Wall Street stocks surged to records on Wednesday (Jul 3) in a holiday-shortened session as a plethora of mixed US economic data appeared to boost the odds of a Federal Reserve interest rate cut.
|Retired US Army Staff Sgt David Bellavia (centre) rings the opening bell at the New York Stock Exchange. Bellavia was awarded the Medal of Honour for his heroism during the Second Battle of Fallujah in Iraq in 2004. (Drew Angerer/Getty Images/AFP)|
All three major indices shot to records, with the Dow Jones Industrial Average ending at 26,966.00, up 179.32 points (0.67 per cent).
The S&P 500 gained 22.81 points (0.77 per cent) to 2,995.82, while the tech-rich Nasdaq Composite Index advanced 61.14 points (0.75 per cent) to 8,170.23.
Markets closed early in anticipation of Thursday’s Independence Day holiday and will reopen on Friday. Such holiday sessions typically see lower trading volumes, which can magnify market moves.
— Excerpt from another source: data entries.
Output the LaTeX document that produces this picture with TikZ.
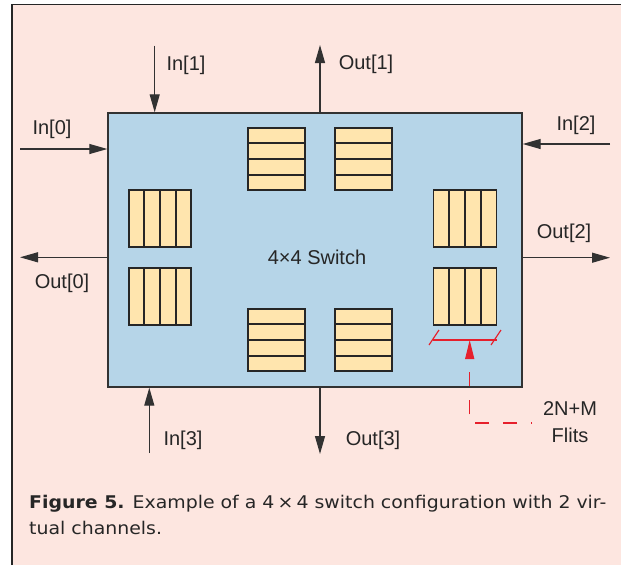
\documentclass[tikz,border=0pt]{standalone}
\usepackage{fontspec}
\setmainfont{Liberation Sans}
\newfontfamily\capfont{DejaVu Sans}
\usetikzlibrary{arrows.meta,calc}
\definecolor{bgpink}{RGB}{253,230,224}
\definecolor{boxblue}{RGB}{182,213,232}
\definecolor{bufyel}{RGB}{255,229,174}
\definecolor{linegrey}{RGB}{50,50,50}
\definecolor{annred}{RGB}{230,32,44}
\tikzset{
  lbl/.style={font=\fontsize{20}{24}\selectfont, text=black!85, inner sep=0pt},
  arr/.style={draw=linegrey, line width=1.2pt, -{Triangle[length=18pt,width=10pt]}},
  swbox/.style={draw=linegrey, fill=boxblue, line width=1.4pt, minimum width=414pt, minimum height=274pt, inner sep=0pt},
  hbuf/.style={draw=black!85, fill=bufyel, line width=1.4pt, minimum width=57pt, minimum height=62pt, inner sep=0pt},
  vbuf/.style={draw=black!85, fill=bufyel, line width=1.4pt, minimum width=63pt, minimum height=57pt, inner sep=0pt},
  sep/.style={draw=black!85, line width=1.5pt},
  ann/.style={draw=annred, line width=1.2pt},
  captxt/.style={anchor=base west, inner sep=0pt, font=\capfont\fontsize{17.5}{26}\selectfont, text=black!85},
}
\begin{document}
\begin{tikzpicture}[x=1pt,y=-1pt]
\useasboundingbox (0,0) rectangle (621,565);
\fill[bgpink] (12,4.5) rectangle (621,565);
\draw[line width=1.2pt, draw=black!85] (12,565) -- (12,4.5) -- (621,4.5);

% switch box
\node[swbox] (sw) at (315,250) {};
\node[lbl] (swl) at (317,257) {4×4 Switch};

% horizontal-row buffers
\node[hbuf] (t1) at (276.5,159) {};
\node[hbuf] (t2) at (363.5,159) {};
\node[hbuf] (b1) at (276.5,340) {};
\node[hbuf] (b2) at (363.5,340) {};
\foreach \b in {t1,t2,b1,b2}{
  \foreach \f in {0.25,0.5,0.75}{
    \draw[sep] ($(\b.north west)!\f!(\b.south west)$) -- ($(\b.north east)!\f!(\b.south east)$);
  }
}
% vertical-column buffers
\node[vbuf, minimum width=62pt] (l1) at (160,218.5) {};
\node[vbuf, minimum width=62pt] (l2) at (160,296.5) {};
\node[vbuf] (r1) at (465,218.5) {};
\node[vbuf] (r2) at (465,296.5) {};
\foreach \b in {l1,l2,r1,r2}{
  \foreach \f in {0.25,0.5,0.75}{
    \draw[sep] ($(\b.north west)!\f!(\b.north east)$) -- ($(\b.south west)!\f!(\b.south east)$);
  }
}

% free ends of the ports
\coordinate (in1) at (154.7,45.7);
\coordinate (out1) at (320,45);
\coordinate (in0) at (20,149);
\coordinate (out0) at (20,257.3);
\coordinate (in2) at (610,144);
\coordinate (out2) at (610,257.7);
\coordinate (in3) at (149.3,453);
\coordinate (out3) at (320,454);

\draw[arr] (in1) -- (in1 |- sw.north);
\draw[arr] (out1 |- sw.north) -- (out1);
\draw[arr] (in0) -- (in0 -| sw.west);
\draw[arr] (out0 -| sw.west) -- (out0);
\draw[arr] (in2) -- (in2 -| sw.east);
\draw[arr] (out2 -| sw.east) -- (out2);
\draw[arr] (in3) -- (in3 |- sw.south);
\draw[arr] (out3 |- sw.south) -- (out3);

\node[lbl] (lin1) at (186,65) {In[1]};
\node[lbl] (lout1) at (366,64) {Out[1]};
\node[lbl] (lin0) at (52,129) {In[0]};
\node[lbl] (lout0) at (62,283) {Out[0]};
\node[lbl] (lin2) at (576,125) {In[2]};
\node[lbl] (lout2) at (564,233) {Out[2]};
\node[lbl] (lin3) at (183,440) {In[3]};
\node[lbl] (lout3) at (373,440) {Out[3]};

% red annotation
\coordinate (barL) at (433,340);
\coordinate (barR) at (497,340);
\coordinate (barM) at (469.7,340);
\coordinate (corner) at (469.7,423);
\coordinate (fend) at (532,423);
\draw[ann] (barL) -- (barR);
\draw[ann] ($(barL)+(-4,5)$) -- ($(barL)+(6,-10)$);
\draw[ann] ($(barR)+(-6,5)$) -- ($(barR)+(4,-10)$);
\draw[ann, dash pattern=on 14pt off 14pt, dash phase=13pt, -{Triangle[length=19pt,width=9pt]}] (fend) -- (corner) -- (barM);
\node[lbl, align=center, font=\fontsize{20}{27}\selectfont] (flits) at (570,422.5) {2N+M\\Flits};

% caption
\node[captxt] (cap1) at (29,508.3) {\scalebox{1.08}[1]{\textbf{Figure 5.} Example of a 4\,×\,4 switch configuration with 2 vir-}};
\node[captxt] (cap2) at (29,534) {\scalebox{1.08}[1]{tual channels.}};
\end{tikzpicture}
\end{document}
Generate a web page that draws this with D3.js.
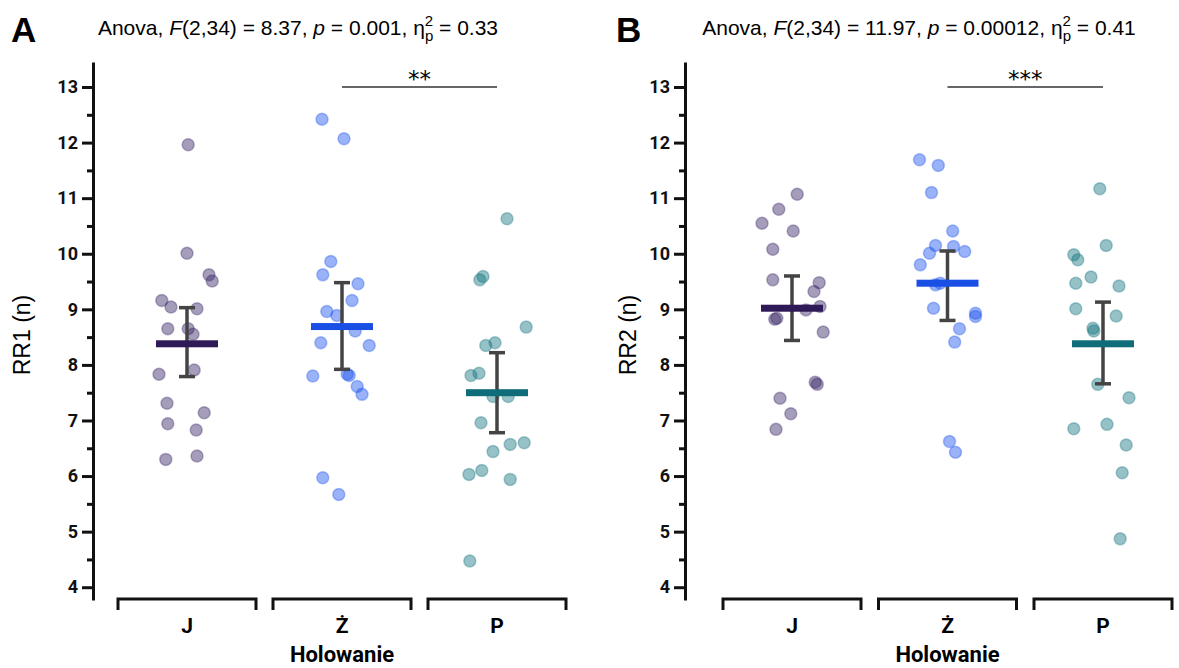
<!DOCTYPE html>
<html lang="pl">
<head>
    <meta charset="UTF-8">
    <title>RR1 / RR2 holowanie</title>
    <script src="https://d3js.org/d3.v7.min.js"></script>
    <style>
        body {
            margin: 0;
            background: white;
        }
        svg {
            display: block;
        }
        .title {
            font-family: "Liberation Sans", Arial, sans-serif;
            font-size: 21px;
        }
        .panel-letter {
            font-family: "Liberation Sans", Arial, sans-serif;
            font-size: 35px;
            font-weight: bold;
        }
        .axis text {
            font-family: Roboto, "Liberation Sans", sans-serif;
            font-size: 18px;
            font-weight: bold;
            fill: #111;
        }
        .axis path, .axis line {
            stroke: #111;
            stroke-width: 3;
        }
        .ylabel {
            font-family: "Liberation Sans", Arial, sans-serif;
            font-size: 23px;
        }
        .xlabel {
            font-family: Roboto, "Liberation Sans", sans-serif;
            font-size: 21px;
            font-weight: bold;
        }
        .xtitle {
            font-family: Roboto, "Liberation Sans", sans-serif;
            font-size: 22px;
            font-weight: bold;
        }
        .stars {
            font-family: "DejaVu Sans", sans-serif;
            font-size: 23px;
        }
    </style>
</head>
<body>
    <div id="chart"></div>
    <script>
        // data

        const categories = ['J', 'Ż', 'P']
        const colors = ['#3a2566', '#1f55ee', '#167580']
        const meanColors = ['#2e1a56', '#1a4fe6', '#0e6d78']

        // RR1 values and jitter (jitter in -1..1 units)
        const rr1J = [11.96, 10.01, 9.62, 9.51, 9.16, 9.04, 9.01, 8.65, 8.65, 8.55, 7.83, 7.91, 7.31, 7.14, 6.94, 6.83, 6.30, 6.36]
        const rr1JJit = [0.03, 0, 0.55, 0.63, -0.63, -0.4, 0.25, -0.48, 0.03, 0.15, -0.7, 0.18, -0.5, 0.43, -0.48, 0.23, -0.53, 0.25]
        const rr1Z = [12.42, 12.07, 9.86, 9.62, 9.46, 9.16, 8.96, 8.89, 8.61, 8.40, 8.35, 7.83, 7.81, 7.61, 7.47, 7.80, 5.97, 5.67]
        const rr1ZJit = [-0.5, 0.05, -0.28, -0.48, 0.4, 0.25, -0.38, -0.13, 0.33, -0.53, 0.68, 0.13, 0.18, 0.38, 0.5, -0.73, -0.48, -0.08]
        const rr1P = [10.63, 9.59, 9.53, 8.68, 8.40, 8.35, 7.81, 7.85, 7.43, 7.43, 6.96, 6.57, 6.60, 6.44, 6.03, 6.10, 5.94, 4.47]
        const rr1PJit = [0.25, -0.35, -0.43, 0.73, -0.05, -0.28, -0.65, -0.45, -0.1, 0.28, -0.4, 0.33, 0.68, -0.1, -0.7, -0.38, 0.33, -0.68]
        const rr1Mean = [8.38, 8.69, 7.50]
        const rr1Low = [7.79, 7.92, 6.78]
        const rr1High = [9.03, 9.48, 8.22]

        // RR2
        const rr2J = [11.07, 10.80, 10.55, 10.41, 10.08, 9.53, 9.48, 9.32, 9.05, 8.99, 8.84, 8.82, 8.59, 7.69, 7.65, 7.40, 7.12, 6.84]
        const rr2JJit = [0.13, -0.33, -0.75, 0.03, -0.48, -0.48, 0.68, 0.55, 0.7, 0.35, -0.38, -0.43, 0.78, 0.58, 0.63, -0.3, -0.03, -0.4]
        const rr2Z = [11.69, 11.59, 11.10, 10.41, 10.15, 10.13, 10.01, 10.04, 9.80, 9.44, 9.47, 9.02, 8.93, 8.87, 8.65, 8.41, 6.62, 6.43]
        const rr2ZJit = [-0.7, -0.23, -0.4, 0.13, -0.3, 0.15, -0.45, 0.43, -0.68, -0.3, -0.18, -0.35, 0.7, 0.7, 0.3, 0.18, 0.05, 0.2]
        const rr2P = [11.17, 10.15, 9.98, 9.89, 9.58, 9.47, 9.42, 9.01, 8.88, 8.66, 8.61, 7.65, 7.41, 6.85, 6.93, 6.56, 6.06, 4.87]
        const rr2PJit = [-0.08, 0.08, -0.73, -0.63, -0.3, -0.68, 0.4, -0.68, 0.33, -0.25, -0.23, -0.13, 0.65, -0.73, 0.1, 0.58, 0.48, 0.43]
        const rr2Mean = [9.02, 9.47, 8.38]
        const rr2Low = [8.44, 8.80, 7.66]
        const rr2High = [9.60, 10.05, 9.13]

        const yTicks = [4, 5, 6, 7, 8, 9, 10, 11, 12, 13]
        const yMinor = [4.5, 5.5, 6.5, 7.5, 8.5, 9.5, 10.5, 11.5, 12.5]

        // layout

        const WIDTH = 1179
        const HEIGHT = 668

        const svg = d3.select('#chart')
            .append('svg')
            .attr('width', WIDTH)
            .attr('height', HEIGHT)

        const panels = [
            {
                letter: 'A', letterX: 11, axisX: 93, xRange: [187, 497], titleX: 298,
                title: ['8.37', '0.001', '0.33'], ylabel: 'RR1 (n)', ylabelX: 30,
                groups: [[rr1J, rr1JJit], [rr1Z, rr1ZJit], [rr1P, rr1PJit]],
                mean: rr1Mean, low: rr1Low, high: rr1High, stars: '**'
            },
            {
                letter: 'B', letterX: 616, axisX: 685, xRange: [792, 1103], titleX: 919,
                title: ['11.97', '0.00012', '0.41'], ylabel: 'RR2 (n)', ylabelX: 636,
                groups: [[rr2J, rr2JJit], [rr2Z, rr2ZJit], [rr2P, rr2PJit]],
                mean: rr2Mean, low: rr2Low, high: rr2High, stars: '***'
            }
        ]

        const y = d3.scaleLinear().domain([3.77, 13.45]).range([600, 62])
        const jitter = d3.scaleLinear().domain([-1, 1]).range([-40, 40])
        const HALF = 69 // half bracket width

        panels.forEach(p => {
            const x = d3.scalePoint().domain(categories).range(p.xRange)
            const g = svg.append('g')

            // letter + title
            g.append('text').attr('class', 'panel-letter')
                .attr('x', p.letterX).attr('y', 42).text(p.letter)

            const t = g.append('text').attr('class', 'title')
                .attr('x', p.titleX).attr('y', 35).attr('text-anchor', 'middle')
            t.append('tspan').text('Anova, ')
            t.append('tspan').attr('font-style', 'italic').text('F')
            t.append('tspan').text(`(2,34) = ${p.title[0]}, `)
            t.append('tspan').attr('font-style', 'italic').text('p')
            t.append('tspan').text(` = ${p.title[1]}, η`)
            t.append('tspan').attr('font-size', 15).attr('dy', -9).text('2')
            t.append('tspan').attr('font-size', 15).attr('dx', -8.3).attr('dy', 15).text('p')
            t.append('tspan').attr('dy', -6).text(` = ${p.title[2]}`)

            // y axis
            const yAxis = g.append('g').attr('class', 'axis')
                .attr('transform', `translate(${p.axisX},0)`)
                .call(d3.axisLeft(y).tickValues(yTicks).tickSize(11).tickSizeOuter(0).tickPadding(4))
            yAxis.attr('font-family', null).attr('font-size', null)

            g.append('g').attr('class', 'axis')
                .attr('transform', `translate(${p.axisX},0)`)
                .call(d3.axisLeft(y).tickValues(yMinor).tickSize(6).tickFormat(''))
                .select('.domain').remove()

            g.append('text').attr('class', 'ylabel')
                .attr('transform', `translate(${p.ylabelX},${335}) rotate(-90)`)
                .attr('text-anchor', 'middle')
                .text(p.ylabel)

            // x brackets
            const xAxis = g.append('g')
            categories.forEach(c => {
                const cx = x(c)
                xAxis.append('path')
                    .attr('d', `M${cx - HALF},610V599H${cx + HALF}V610`)
                    .attr('fill', 'none').attr('stroke', '#111').attr('stroke-width', 3)
                xAxis.append('text').attr('class', 'xlabel')
                    .attr('x', cx).attr('y', 633).attr('text-anchor', 'middle')
                    .text(c)
            })
            g.append('text').attr('class', 'xtitle')
                .attr('x', x('Ż')).attr('y', 662).attr('text-anchor', 'middle')
                .text('Holowanie')

            // points
            p.groups.forEach(([vals, jit], i) => {
                const c = categories[i]
                g.append('g').selectAll('circle')
                    .data(vals).enter()
                    .append('circle')
                    .attr('cx', (d, k) => x(c) + jitter(jit[k]))
                    .attr('cy', d => y(d))
                    .attr('r', 6)
                    .attr('fill', colors[i]).attr('fill-opacity', 0.45)
                    .attr('stroke', colors[i]).attr('stroke-opacity', 0.35).attr('stroke-width', 1.5)
            })

            // error bars
            const err = g.append('g').attr('stroke', '#444').attr('stroke-width', 3.5)
            categories.forEach((c, i) => {
                err.append('line').attr('x1', x(c)).attr('x2', x(c))
                    .attr('y1', y(p.low[i])).attr('y2', y(p.high[i]))
                err.append('line').attr('x1', x(c) - 8).attr('x2', x(c) + 8)
                    .attr('y1', y(p.low[i])).attr('y2', y(p.low[i]))
                err.append('line').attr('x1', x(c) - 8).attr('x2', x(c) + 8)
                    .attr('y1', y(p.high[i])).attr('y2', y(p.high[i]))
            })

            // means
            g.append('g').selectAll('rect')
                .data(p.mean).enter()
                .append('rect')
                .attr('x', (d, i) => x(categories[i]) - 31)
                .attr('y', d => y(d) - 3.5)
                .attr('width', 62).attr('height', 7)
                .attr('fill', (d, i) => meanColors[i])

            // significance
            g.append('line')
                .attr('x1', x('Ż')).attr('x2', x('P'))
                .attr('y1', y(13)).attr('y2', y(13))
                .attr('stroke', '#333').attr('stroke-width', 1.5)
            g.append('text').attr('class', 'stars')
                .attr('x', (x('Ż') + x('P')) / 2).attr('y', 87)
                .attr('text-anchor', 'middle')
                .text(p.stars)
        })
    </script>
</body>
</html>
The records came as the yield on the 10-year US Treasury note sagged below two percent, the latest retreat in the wake of commentary from Fed Chair Jerome Powell and other Fed officials that has opened the door to an interest rate cut as soon as this month.
Market expectations of a rate cut have grown in part due to weakening economic data that has been attributed in part to myriad trade conflicts.
Data on Wednesday showed US companies hired fewer employees than expected in June, while the US trade deficit hit a five-month high as imports from Mexico soared amid trade uncertainty.
US jobless claims fell modestly, while the crucial services sector expanded, but grew at the weakest pace in nearly two years as business activity, hiring and new orders all declined.
“Today’s economic news was negative but the market is focused on the fact that the Fed will take a dovish stance at its next meeting,” said Spartan Capital’s Peter Cardillo.
A key report will come on Friday when the Labour Department releases estimates for June job growth. Analysts expect the US added 160,000 jobs and that unemployment held steady at 3.6 per cent.
Among individual companies, Tesla jumped 4.6 per cent after reporting that it delivered 95,200 vehicles in the second quarter, a record that was seen easing pressure on chief executive Elon Musk amid worries over the electric car maker’s prospects.
Symantec surged 13.4 per cent after Bloomberg reported that the cybersecurity company is in advanced talks to be acquired by Broadcom. Broadcom dropped 3.5 per cent.